Extension of positive functionals II This is a follow-up to
Extension of positive functionals.
Assume that $X=R^n$ with the canonical order (I indicate with $K$ the positive cone, $x \in K$ iff $x_i \ge 0$ for all $i$) and let $L:M \to R$ is a positive functional defined on a subspace of $X$. Then it should be true that $L$ has a positive extension to $X$. Actually, there is an old post here
https://math.stackexchange.com/questions/18593/extending-a-positive-linear-functional-in-finite-dimensions
where the author asks for a simpler proof of the result, but the original proof is not shown.
If $M$ contains an interior point of $K$ the extension follows from Krein-Rutman and if $M \cap K=\{0\}$  (or even if $(Ker L) \cap K=\{0\}$) from Bauer-Namioka.
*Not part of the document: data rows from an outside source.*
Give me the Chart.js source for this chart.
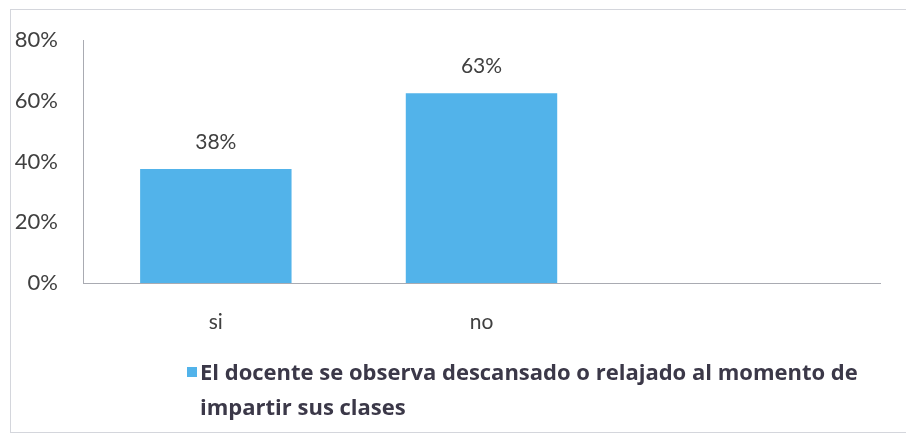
<!DOCTYPE html>
<html>
<head>
<meta charset="utf-8">
<script src="https://cdn.jsdelivr.net/npm/chart.js@4.4.0/dist/chart.umd.min.js"></script>
<style>
  html, body { margin: 0; padding: 0; background: #fff; }
  #wrap { position: relative; width: 906px; height: 437px; overflow: hidden; }
  #frame { position: absolute; left: 10px; top: 9px; width: 910px; height: 424px; border: 1px solid #d4d6dc; box-sizing: border-box; }
  canvas { position: absolute; left: 0; top: 0; }
  #legend { position: absolute; left: 187px; top: 354px; width: 715px; font-family: "Open Sans", Lato, sans-serif; font-weight: bold; font-size: 22px; line-height: 35px; color: #3b3848; white-space: nowrap; }
  #legend .box { position: absolute; left: 0; top: 13px; width: 10px; height: 10px; background: #52b3ea; }
  #legend .txt { margin-left: 13px; }
</style>
</head>
<body>
<div id="wrap">
  <div id="frame"></div>
  <canvas id="c" width="906" height="437"></canvas>
  <div id="legend"><span class="box"></span><div class="txt" id="legendText"></div></div>
</div>
<script>
const categories = ["si", "no", ""];
const seriesName = "El docente se observa descansado o relajado al momento de impartir sus clases";
const values = [37.5, 62.5, null];
const dataLabels = ["38%", "63%", ""];
const yTicks = [0, 20, 40, 60, 80];

document.getElementById('legendText').innerHTML =
  "El docente se observa descansado o relajado al momento de<br>impartir sus clases";

const barLabelPlugin = {
  id: 'barLabels',
  afterDatasetsDraw(chart) {
    const ctx = chart.ctx;
    const meta = chart.getDatasetMeta(0);
    ctx.save();
    ctx.font = '21px Lato, "Open Sans", sans-serif';
    ctx.fillStyle = '#404040';
    ctx.textAlign = 'center';
    ctx.textBaseline = 'bottom';
    meta.data.forEach((bar, i) => {
      if (values[i] == null) return;
      ctx.fillText(dataLabels[i], bar.x, bar.y - 16);
    });
    ctx.restore();
  }
};

new Chart(document.getElementById('c'), {
  type: 'bar',
  data: {
    labels: categories,
    datasets: [{
      label: seriesName,
      data: values,
      backgroundColor: '#52b3ea',
      borderWidth: 0,
      barPercentage: 0.57,
      categoryPercentage: 1.0
    }]
  },
  options: {
    responsive: false,
    animation: false,
    layout: { padding: { left: 0, top: 40, right: 26, bottom: 0 } },
    plugins: {
      legend: { display: false },
      tooltip: { enabled: false }
    },
    scales: {
      x: {
        grid: { display: false, drawTicks: false },
        border: { display: true, color: '#a9abb2', width: 1 },
        ticks: {
          font: { family: 'Lato, "Open Sans", sans-serif', size: 21 },
          color: '#404040',
          padding: 27
        },
        afterFit(scale) { scale.height = 154; }
      },
      y: {
        min: 0,
        max: 80,
        grid: { display: false, drawTicks: false },
        border: { display: true, color: '#a9abb2', width: 1 },
        afterBuildTicks(scale) { scale.ticks = yTicks.map(v => ({ value: v })); },
        ticks: {
          font: { family: 'Lato, "Open Sans", sans-serif', size: 22 },
          color: '#404040',
          padding: 25,
          callback: v => v + '%'
        },
        afterFit(scale) { scale.width = 83; }
      }
    }
  },
  plugins: [barLabelPlugin]
});
</script>
</body>
</html>
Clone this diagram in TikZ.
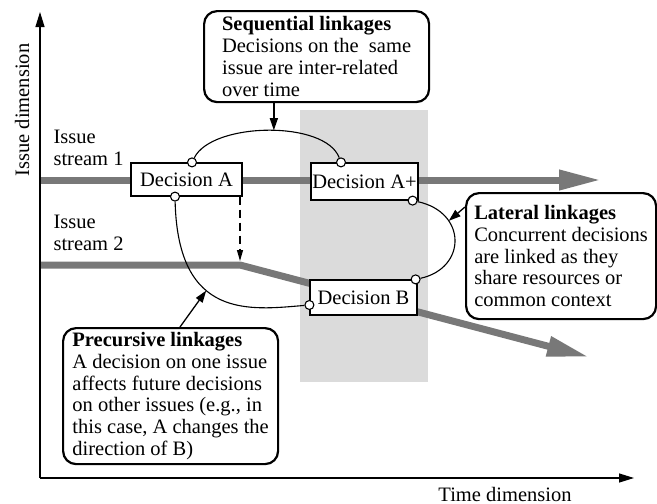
\documentclass[tikz,border=0pt]{standalone}
\usepackage{fontspec}
\setmainfont{Liberation Serif}
\usepackage{tikz}
\usetikzlibrary{arrows.meta, positioning, calc}
\definecolor{bandgray}{gray}{0.47}
\definecolor{shadegray}{gray}{0.86}
\tikzset{
  txt/.style={font=\fontsize{20.5}{21.8}\selectfont},
  decbox/.style={txt, rectangle, draw, line width=1.2pt, fill=white,
    inner sep=0pt, text centered},
  callout/.style={txt, rectangle, rounded corners=13pt, draw, line width=2.2pt,
    fill=white, align=left, anchor=north west, inner xsep=4pt, inner ysep=2pt},
  knob/.style={circle, draw, fill=white, line width=1.1pt, inner sep=0pt,
    minimum size=9pt},
  band/.style={line width=7pt, color=bandgray,
    -{Triangle[length=42pt, width=19pt]}},
  axis/.style={line width=1.2pt, -{Triangle[length=15pt, width=9pt]}},
  link/.style={line width=1.1pt},
  callarrow/.style={line width=1.3pt, -{Triangle[length=12pt, width=8pt]}},
  dasharrow/.style={line width=1.2pt, dash pattern=on 8pt off 5pt,
    -{Triangle[length=11pt, width=6pt]}},
}
\begin{document}
\begin{tikzpicture}[x=1pt, y=-1pt]
  \useasboundingbox (0,0) rectangle (657,504);

  \fill[shadegray] (300,110) rectangle (428,382);

  \coordinate (origin) at (40,478);
  \coordinate (ytop) at (40,12);
  \coordinate (xend) at (634,478);
  \draw[axis] (origin) -- (ytop);
  \draw[axis] (origin) -- (xend);
  \node[txt, rotate=90] (ylab) at (22,110) {Issue dimension};
  \node[txt] (xlab) at (505,494) {Time dimension};

  \node[txt, align=left, anchor=base west] (s1lab) at (50,165) {Issue\\stream 1};
  \node[txt, align=left, anchor=base west] (s2lab) at (50,250) {Issue\\stream 2};

  \coordinate (s1start) at (41,180);
  \coordinate (s1end) at (601,180);
  \coordinate (s2start) at (41,265);
  \coordinate (bend) at (240,265);
  \coordinate (s2end) at (589,357);
  \draw[band] (s1start) -- (s1end);
  \draw[band, miter limit=4] (s2start) -- (bend) -- (s2end);

  \node[decbox, minimum width=111pt, minimum height=33pt]
    (decA) at (186.5,179.5) {Decision A};
  \node[decbox, minimum width=107pt, minimum height=37pt]
    (decAp) at (364.5,181.5) {Decision A+};
  \node[decbox, minimum width=107pt, minimum height=35pt]
    (decB) at (363.5,297.5) {Decision B};

  \draw[dasharrow] (decA.south -| bend) -- ([yshift=4pt]bend);

  \node[knob] (a1) at ([xshift=5.5pt]decA.north) {};
  \node[knob] (a2) at ([xshift=-11.5pt]decA.south) {};
  \node[knob] (ap1) at ([xshift=-23.5pt]decAp.north) {};
  \node[knob] (ap2) at ([xshift=-6pt]decAp.south east) {};
  \node[knob] (b1) at ([yshift=-7.5pt]decB.west) {};
  \node[knob] (b2) at ([xshift=-2pt]decB.north east) {};

  \draw[link] (a1) .. controls (212,122) and (325,120) .. coordinate[pos=0.53] (seqpk) (ap1);
  \draw[link] (a2) .. controls (178,320) and (250,310) .. coordinate[pos=0.4] (prepk) (b1);
  \draw[link] (ap2) .. controls (467,212) and (467,268) .. coordinate[pos=0.3] (latpk) (b2);

  \node[callout, minimum width=225pt, minimum height=91pt] (seq) at (203,10)
    {\textbf{Sequential linkages}\\Decisions on the\ \ same\\issue are inter-related\\over time};
  \node[callout, minimum width=215pt, minimum height=136pt] (prec) at (62,327)
    {\textbf{Precursive linkages}\\A decision on one issue\\affects future decisions\\on other issues (e.g., in\\this case, A changes the\\direction of B)};
  \node[callout, minimum width=190pt, minimum height=126pt] (lat) at (465,192)
    {\textbf{Lateral linkages}\\Concurrent decisions\\are linked as they\\share resources or\\common context};

  \draw[callarrow] (seqpk |- seq.south) -- (seqpk);
  \draw[callarrow] ([xshift=118pt]prec.north west) -- (prepk);
  \draw[callarrow] ([yshift=-15pt]lat.north west) -- (latpk);
\end{tikzpicture}
\end{document}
What to do with in the remaining cases? One could add $\epsilon$-times a strictly positive functional but I do not know how to control the norm of the extensions to let $\epsilon \to 0$.
So the question is about a proof of the above result, if this is true as it should be. Finally, I do not know what happens for more general (closed) cones in $R^n$. Thank you to all
 A: I answer myself but maybe somebody is interested and I give a sketch of the proof based on more general ideas by Mirkil and Klee. The main point is the following
Lemma 1. Let $f_1, \cdots, f_k$ be vectors in $X=R^n$ and $G=\{\sum_{i=1}^k a_if_i, \ a_i \geq 0 \}$. Then $G$ is closed.
This is obvious if the vectors are linearly independent. The proof in the general case is by induction on $k$ and holds in any Banach space.
The following is an easy consequence
Lemma 2. If $M$ is a subspace of $X$, then $M+K$ is closed.
For the proof one considers the quotient map $q$ from $X \to X/M$ (or the orthogonal projection onto $M^{\perp}$) and applies Lemma 1 in $X/M$ to $q(K)$ with $f_i=q(e_i)$ (here $(e_i)$ is the standard basis of $X$). Then $q(K)$ closed in $X/M$ gives $M+K=q^{-1}(q(K))$ closed in $X$.
The proof of the extension of any positive map $f:M \to R$ goes as follows.
Write
$f(x)=(x, x_0)$ for some $x_0 \in M$. We look for $\bar x \in K$ such that $\bar x-x_0 \in M^{\perp}$, so that $x \to (\bar x, x)$ is a positive extension. If such a $\bar x$ does not exist, then $x_0 \not \in K+M^\perp$ which is closed. Hahn-Banach then gives $y$ such that $(x_0,y) <(k+g,y)$ for every $k \in K, g\in M^\perp$.
If $k=0$, then $(x_0,y) < (g,y)$ for any $g \in M^\perp$ yields $y \in M$. But then $(x_0,y)<(k,y)$ for every $k \in K$ gives $(k,y) \ge 0$ for every $k \in K$, hence $y \in K$. Finally, $y \in M\cap K$ but $(x_0,y)<(0,y)=0$, against the positivity of $f$.
Two remarks

*

*The same proof works for polyedral cones even in infinite dimension. One has to work with the dual cone in $X'$.


*The condition $d(x,M \cap(-K)) \le Cd(x,-K)$, see the comment by @fedja, would give a positive extension as an application of the Hahn-Banach theorem. However, I cannot verify it for a general subspace $M$ and I do not know if this is necessary. Please, let know.